Task >>
Print the lines from the one that contains "Clone this chart" to the one that contains "ScatterChart, XAxis, YAxis", inclusive, exactly as they appear, and please drop any pictures.

(Dataset excerpt)

* START *

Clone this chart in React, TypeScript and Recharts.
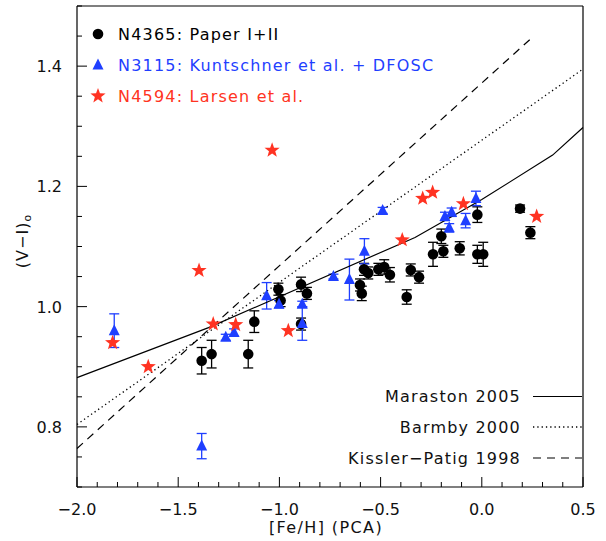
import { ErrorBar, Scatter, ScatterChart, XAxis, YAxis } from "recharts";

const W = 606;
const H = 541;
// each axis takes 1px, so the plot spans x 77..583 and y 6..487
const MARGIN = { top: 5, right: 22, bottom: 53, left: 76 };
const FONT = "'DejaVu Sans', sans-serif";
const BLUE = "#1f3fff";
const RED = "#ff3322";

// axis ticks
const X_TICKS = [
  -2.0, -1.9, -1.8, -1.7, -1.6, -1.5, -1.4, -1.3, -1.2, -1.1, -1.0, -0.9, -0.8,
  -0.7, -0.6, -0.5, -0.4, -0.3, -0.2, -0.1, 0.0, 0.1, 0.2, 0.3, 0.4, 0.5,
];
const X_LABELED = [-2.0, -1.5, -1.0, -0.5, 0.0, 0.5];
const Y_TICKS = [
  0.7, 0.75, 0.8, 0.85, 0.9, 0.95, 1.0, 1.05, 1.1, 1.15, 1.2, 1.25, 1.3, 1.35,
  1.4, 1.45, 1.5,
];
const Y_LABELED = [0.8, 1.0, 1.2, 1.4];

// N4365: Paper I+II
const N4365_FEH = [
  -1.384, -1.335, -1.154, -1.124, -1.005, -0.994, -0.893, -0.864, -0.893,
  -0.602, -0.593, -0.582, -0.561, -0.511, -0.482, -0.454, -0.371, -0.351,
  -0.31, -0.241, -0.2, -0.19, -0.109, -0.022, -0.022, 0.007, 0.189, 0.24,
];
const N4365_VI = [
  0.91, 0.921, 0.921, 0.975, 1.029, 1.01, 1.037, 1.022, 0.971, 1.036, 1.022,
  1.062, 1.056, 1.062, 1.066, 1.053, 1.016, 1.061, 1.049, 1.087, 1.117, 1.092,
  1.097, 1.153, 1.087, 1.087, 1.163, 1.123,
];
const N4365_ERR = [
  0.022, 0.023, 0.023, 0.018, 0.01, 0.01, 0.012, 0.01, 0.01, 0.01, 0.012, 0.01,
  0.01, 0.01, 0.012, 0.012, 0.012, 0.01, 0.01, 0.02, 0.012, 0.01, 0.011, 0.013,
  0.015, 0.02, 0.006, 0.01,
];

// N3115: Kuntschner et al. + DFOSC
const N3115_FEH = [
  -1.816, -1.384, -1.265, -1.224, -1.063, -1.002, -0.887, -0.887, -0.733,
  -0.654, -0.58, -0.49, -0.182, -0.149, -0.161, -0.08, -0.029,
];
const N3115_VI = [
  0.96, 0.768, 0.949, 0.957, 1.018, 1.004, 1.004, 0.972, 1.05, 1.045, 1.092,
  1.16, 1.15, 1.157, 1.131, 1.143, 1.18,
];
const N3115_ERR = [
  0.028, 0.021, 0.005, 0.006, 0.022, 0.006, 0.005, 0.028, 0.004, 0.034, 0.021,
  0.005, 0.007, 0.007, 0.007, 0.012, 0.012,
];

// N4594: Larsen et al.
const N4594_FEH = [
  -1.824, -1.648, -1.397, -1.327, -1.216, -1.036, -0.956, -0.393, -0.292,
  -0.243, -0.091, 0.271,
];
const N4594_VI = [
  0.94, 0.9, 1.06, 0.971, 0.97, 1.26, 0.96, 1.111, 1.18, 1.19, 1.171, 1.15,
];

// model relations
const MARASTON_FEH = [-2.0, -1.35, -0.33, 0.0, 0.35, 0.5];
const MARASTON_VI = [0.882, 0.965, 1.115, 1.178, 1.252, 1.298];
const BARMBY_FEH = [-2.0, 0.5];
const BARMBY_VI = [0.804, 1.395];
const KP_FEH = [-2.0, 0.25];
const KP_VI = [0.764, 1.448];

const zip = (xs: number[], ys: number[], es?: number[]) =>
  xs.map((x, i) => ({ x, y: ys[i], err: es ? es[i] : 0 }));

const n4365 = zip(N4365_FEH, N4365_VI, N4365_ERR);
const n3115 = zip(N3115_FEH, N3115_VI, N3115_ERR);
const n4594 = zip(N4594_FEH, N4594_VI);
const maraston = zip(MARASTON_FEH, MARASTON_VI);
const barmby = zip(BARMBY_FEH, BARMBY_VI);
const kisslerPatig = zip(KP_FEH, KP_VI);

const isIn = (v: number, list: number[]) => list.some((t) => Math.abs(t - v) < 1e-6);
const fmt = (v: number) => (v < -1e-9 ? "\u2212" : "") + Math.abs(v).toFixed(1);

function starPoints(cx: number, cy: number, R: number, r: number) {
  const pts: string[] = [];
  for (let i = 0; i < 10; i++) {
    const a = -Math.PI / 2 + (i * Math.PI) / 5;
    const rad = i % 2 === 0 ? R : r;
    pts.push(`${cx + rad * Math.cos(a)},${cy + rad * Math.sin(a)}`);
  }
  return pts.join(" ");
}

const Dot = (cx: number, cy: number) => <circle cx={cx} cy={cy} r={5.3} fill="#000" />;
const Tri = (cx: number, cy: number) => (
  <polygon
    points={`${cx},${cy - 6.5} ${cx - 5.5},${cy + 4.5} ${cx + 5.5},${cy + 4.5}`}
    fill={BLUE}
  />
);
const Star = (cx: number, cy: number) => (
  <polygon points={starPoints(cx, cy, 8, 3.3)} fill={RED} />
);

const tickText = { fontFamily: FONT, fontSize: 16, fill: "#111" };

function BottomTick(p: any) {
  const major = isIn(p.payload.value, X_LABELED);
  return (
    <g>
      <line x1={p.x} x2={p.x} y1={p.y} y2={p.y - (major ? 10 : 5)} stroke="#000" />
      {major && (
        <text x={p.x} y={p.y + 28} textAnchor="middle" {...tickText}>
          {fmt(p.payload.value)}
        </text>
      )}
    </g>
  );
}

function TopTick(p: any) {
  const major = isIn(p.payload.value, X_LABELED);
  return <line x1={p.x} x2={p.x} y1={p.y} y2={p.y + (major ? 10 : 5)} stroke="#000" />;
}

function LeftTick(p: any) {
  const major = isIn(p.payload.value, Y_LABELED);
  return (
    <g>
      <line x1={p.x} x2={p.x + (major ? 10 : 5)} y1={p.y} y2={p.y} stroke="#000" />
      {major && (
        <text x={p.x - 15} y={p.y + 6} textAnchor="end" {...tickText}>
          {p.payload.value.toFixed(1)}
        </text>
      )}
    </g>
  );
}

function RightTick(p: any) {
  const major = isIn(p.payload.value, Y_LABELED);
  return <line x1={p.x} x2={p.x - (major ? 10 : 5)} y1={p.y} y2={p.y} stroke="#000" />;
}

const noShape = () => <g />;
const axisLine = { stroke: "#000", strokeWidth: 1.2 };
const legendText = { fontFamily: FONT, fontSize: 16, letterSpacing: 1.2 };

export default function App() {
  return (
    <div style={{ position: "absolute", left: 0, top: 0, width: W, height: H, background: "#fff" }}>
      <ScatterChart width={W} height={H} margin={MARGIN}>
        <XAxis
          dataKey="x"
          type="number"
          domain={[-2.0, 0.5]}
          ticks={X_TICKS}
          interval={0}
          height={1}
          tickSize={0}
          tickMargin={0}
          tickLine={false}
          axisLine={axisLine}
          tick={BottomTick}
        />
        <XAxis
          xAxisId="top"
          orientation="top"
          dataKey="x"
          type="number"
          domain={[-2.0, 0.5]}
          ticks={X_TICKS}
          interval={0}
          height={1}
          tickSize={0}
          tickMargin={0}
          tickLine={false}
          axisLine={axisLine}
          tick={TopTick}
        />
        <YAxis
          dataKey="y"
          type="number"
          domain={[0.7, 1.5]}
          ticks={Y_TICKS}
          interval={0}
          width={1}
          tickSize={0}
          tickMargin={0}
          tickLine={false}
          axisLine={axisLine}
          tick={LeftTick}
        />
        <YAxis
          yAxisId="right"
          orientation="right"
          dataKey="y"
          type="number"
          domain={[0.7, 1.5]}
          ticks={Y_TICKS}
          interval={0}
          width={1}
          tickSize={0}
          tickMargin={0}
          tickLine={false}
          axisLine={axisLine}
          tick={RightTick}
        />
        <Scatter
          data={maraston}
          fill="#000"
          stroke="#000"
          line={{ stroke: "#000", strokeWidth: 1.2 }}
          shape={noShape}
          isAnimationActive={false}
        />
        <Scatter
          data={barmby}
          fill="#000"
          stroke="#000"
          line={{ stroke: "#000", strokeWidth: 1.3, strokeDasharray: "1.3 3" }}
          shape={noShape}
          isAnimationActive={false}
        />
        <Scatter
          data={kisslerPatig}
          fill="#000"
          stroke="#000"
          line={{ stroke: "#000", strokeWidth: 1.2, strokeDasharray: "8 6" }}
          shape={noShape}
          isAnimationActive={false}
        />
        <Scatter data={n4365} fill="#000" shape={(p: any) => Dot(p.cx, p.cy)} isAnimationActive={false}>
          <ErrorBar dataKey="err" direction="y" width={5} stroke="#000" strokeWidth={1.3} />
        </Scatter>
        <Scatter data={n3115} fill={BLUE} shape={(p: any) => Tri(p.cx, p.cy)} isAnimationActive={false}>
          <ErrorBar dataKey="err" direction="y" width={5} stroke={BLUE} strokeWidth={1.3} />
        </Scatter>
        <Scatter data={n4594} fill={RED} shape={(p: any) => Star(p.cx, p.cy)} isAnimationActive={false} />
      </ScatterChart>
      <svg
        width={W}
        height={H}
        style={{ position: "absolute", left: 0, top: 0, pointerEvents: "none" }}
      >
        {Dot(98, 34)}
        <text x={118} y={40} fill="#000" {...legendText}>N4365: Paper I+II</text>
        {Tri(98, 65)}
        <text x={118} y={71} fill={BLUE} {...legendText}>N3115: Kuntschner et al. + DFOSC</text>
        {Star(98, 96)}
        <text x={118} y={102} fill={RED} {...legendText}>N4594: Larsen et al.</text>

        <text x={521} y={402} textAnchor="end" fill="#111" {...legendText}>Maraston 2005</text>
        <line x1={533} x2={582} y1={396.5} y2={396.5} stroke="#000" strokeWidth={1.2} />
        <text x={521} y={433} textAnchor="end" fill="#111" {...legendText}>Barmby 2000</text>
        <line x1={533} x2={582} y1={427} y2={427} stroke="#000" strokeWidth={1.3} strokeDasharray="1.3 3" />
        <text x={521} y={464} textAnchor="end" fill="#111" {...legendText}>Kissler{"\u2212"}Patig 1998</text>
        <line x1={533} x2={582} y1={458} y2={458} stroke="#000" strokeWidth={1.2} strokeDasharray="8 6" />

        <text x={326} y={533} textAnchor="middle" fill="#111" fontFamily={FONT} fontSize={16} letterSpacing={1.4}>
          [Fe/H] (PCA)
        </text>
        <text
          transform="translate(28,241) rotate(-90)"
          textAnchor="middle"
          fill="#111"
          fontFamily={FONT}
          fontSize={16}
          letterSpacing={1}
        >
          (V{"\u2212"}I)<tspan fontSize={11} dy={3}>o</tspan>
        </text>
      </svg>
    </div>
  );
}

* END *
* START *

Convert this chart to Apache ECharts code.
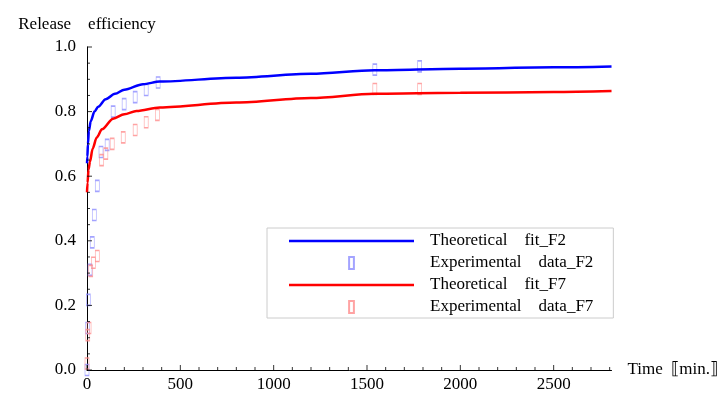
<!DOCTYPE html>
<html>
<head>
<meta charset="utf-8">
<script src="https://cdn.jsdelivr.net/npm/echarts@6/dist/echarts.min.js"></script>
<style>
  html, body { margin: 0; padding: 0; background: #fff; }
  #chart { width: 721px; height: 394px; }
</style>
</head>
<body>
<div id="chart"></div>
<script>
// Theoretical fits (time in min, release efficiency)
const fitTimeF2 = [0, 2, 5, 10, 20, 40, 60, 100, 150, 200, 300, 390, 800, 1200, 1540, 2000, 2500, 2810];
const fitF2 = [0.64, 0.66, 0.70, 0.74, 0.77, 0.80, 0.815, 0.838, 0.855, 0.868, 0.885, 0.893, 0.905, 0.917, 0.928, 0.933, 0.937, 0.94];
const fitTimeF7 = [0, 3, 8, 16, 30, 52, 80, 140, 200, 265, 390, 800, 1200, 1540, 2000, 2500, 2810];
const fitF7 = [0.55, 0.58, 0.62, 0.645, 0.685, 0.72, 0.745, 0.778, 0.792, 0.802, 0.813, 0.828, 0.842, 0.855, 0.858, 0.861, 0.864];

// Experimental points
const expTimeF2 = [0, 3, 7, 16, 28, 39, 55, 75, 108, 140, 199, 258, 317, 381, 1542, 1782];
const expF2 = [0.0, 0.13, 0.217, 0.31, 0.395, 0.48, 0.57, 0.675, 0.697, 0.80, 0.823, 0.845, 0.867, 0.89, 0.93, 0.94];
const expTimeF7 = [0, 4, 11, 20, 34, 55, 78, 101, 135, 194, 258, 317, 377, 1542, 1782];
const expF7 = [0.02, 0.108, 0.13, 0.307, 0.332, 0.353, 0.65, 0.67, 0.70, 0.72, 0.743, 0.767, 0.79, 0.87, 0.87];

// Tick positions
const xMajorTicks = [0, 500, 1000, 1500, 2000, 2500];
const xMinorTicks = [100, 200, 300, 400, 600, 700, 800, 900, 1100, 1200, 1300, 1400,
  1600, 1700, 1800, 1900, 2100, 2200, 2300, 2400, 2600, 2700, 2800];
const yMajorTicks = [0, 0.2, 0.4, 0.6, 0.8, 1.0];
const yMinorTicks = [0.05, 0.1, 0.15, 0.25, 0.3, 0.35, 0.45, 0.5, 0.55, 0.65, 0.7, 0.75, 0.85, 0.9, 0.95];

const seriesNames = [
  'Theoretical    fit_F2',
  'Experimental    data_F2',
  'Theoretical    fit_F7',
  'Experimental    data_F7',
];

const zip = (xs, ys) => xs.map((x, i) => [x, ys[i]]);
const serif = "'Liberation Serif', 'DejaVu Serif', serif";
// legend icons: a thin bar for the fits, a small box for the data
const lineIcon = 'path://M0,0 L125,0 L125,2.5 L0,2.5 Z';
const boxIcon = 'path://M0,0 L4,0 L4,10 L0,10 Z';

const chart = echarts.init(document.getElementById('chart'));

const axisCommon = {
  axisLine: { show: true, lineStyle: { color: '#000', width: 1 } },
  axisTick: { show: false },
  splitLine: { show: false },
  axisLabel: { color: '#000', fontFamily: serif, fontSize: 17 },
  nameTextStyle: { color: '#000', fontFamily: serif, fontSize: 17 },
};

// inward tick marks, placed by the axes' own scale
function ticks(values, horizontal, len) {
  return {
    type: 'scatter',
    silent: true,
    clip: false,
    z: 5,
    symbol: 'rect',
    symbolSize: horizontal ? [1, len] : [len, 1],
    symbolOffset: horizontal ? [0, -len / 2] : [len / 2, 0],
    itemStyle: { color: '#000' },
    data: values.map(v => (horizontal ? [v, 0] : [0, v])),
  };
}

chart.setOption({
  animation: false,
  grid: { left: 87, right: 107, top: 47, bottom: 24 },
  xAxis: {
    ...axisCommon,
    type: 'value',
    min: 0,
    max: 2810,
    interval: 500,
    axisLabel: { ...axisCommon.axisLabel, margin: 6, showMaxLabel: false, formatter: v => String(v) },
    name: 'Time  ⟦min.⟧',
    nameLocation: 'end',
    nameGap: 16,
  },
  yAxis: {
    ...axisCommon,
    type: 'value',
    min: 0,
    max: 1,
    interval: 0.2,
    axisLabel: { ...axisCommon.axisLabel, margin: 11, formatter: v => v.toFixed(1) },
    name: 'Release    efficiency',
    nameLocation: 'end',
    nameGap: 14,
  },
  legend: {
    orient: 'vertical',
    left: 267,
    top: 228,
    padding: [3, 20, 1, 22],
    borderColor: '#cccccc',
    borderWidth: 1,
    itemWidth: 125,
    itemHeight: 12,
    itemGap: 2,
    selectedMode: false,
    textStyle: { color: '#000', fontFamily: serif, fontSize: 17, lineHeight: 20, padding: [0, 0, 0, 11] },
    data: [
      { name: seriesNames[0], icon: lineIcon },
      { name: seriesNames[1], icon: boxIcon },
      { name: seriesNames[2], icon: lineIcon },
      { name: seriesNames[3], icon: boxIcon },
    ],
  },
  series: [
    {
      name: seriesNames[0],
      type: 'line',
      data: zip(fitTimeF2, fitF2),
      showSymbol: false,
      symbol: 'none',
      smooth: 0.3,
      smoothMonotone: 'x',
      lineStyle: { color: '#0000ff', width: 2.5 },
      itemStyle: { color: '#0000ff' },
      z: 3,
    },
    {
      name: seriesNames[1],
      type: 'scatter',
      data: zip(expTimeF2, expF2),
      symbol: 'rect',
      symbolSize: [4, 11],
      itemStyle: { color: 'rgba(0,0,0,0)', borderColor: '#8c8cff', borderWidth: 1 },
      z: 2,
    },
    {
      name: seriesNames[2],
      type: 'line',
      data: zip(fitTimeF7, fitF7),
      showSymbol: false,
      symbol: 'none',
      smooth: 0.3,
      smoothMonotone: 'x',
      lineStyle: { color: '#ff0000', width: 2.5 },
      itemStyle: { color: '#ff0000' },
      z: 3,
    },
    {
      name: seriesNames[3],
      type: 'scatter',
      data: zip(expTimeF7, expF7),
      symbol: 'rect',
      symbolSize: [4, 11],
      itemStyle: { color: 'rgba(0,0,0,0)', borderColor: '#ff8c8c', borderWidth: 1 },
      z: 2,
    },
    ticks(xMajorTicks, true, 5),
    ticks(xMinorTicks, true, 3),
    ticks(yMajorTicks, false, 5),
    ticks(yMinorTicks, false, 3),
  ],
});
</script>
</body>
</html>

* END *
* START *

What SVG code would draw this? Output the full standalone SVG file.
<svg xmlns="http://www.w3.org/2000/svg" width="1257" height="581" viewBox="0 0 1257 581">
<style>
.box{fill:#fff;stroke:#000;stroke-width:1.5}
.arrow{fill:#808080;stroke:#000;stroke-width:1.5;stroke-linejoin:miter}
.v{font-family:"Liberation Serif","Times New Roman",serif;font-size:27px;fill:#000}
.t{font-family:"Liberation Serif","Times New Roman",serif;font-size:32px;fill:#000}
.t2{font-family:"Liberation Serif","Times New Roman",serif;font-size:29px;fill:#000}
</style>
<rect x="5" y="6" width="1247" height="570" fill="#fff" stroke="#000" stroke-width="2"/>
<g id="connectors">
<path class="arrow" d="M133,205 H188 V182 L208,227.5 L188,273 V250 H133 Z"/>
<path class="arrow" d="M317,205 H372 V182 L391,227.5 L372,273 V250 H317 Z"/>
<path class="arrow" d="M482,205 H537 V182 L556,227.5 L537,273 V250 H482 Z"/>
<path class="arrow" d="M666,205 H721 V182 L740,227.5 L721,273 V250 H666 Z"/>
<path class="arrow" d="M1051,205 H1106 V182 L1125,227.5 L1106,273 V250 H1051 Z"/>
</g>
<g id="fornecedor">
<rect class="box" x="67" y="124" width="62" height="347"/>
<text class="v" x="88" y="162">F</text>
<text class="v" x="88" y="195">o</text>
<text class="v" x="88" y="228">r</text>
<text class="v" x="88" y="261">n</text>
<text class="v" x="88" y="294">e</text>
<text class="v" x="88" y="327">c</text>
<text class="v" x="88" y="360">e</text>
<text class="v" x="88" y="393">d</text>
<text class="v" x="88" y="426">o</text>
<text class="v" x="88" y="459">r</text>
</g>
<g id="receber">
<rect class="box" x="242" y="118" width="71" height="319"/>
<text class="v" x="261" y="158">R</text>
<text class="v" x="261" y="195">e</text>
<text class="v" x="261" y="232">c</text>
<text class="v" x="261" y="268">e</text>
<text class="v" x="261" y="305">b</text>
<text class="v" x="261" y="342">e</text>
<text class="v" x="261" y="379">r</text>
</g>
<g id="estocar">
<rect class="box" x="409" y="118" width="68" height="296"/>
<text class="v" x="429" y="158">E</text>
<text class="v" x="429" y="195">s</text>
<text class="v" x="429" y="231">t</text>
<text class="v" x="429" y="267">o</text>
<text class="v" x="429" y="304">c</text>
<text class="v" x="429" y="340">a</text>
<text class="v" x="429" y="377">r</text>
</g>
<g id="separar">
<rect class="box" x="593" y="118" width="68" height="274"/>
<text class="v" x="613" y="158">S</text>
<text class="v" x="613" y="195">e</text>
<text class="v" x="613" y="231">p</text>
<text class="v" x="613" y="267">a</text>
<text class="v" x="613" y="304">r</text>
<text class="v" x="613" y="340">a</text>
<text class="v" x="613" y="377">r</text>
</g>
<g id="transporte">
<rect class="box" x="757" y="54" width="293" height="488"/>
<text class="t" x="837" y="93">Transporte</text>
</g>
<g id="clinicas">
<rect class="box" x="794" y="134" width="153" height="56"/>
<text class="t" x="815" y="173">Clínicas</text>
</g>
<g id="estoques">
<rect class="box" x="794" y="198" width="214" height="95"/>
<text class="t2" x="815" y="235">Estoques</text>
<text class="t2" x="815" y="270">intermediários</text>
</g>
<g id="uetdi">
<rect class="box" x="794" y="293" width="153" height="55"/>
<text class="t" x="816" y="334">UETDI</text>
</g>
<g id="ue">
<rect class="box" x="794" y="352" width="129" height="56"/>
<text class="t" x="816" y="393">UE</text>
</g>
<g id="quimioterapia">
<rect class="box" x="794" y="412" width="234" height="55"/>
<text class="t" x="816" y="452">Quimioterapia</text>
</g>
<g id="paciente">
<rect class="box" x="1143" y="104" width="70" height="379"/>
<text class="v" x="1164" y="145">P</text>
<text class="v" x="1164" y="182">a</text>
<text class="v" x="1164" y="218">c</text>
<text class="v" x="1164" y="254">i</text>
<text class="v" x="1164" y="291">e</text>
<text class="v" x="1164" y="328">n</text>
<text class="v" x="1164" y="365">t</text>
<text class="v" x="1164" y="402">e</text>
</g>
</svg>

* END *

Result for this exercise >>
Clone this chart in React, TypeScript and Recharts.
import { ErrorBar, Scatter, ScatterChart, XAxis, YAxis } from "recharts";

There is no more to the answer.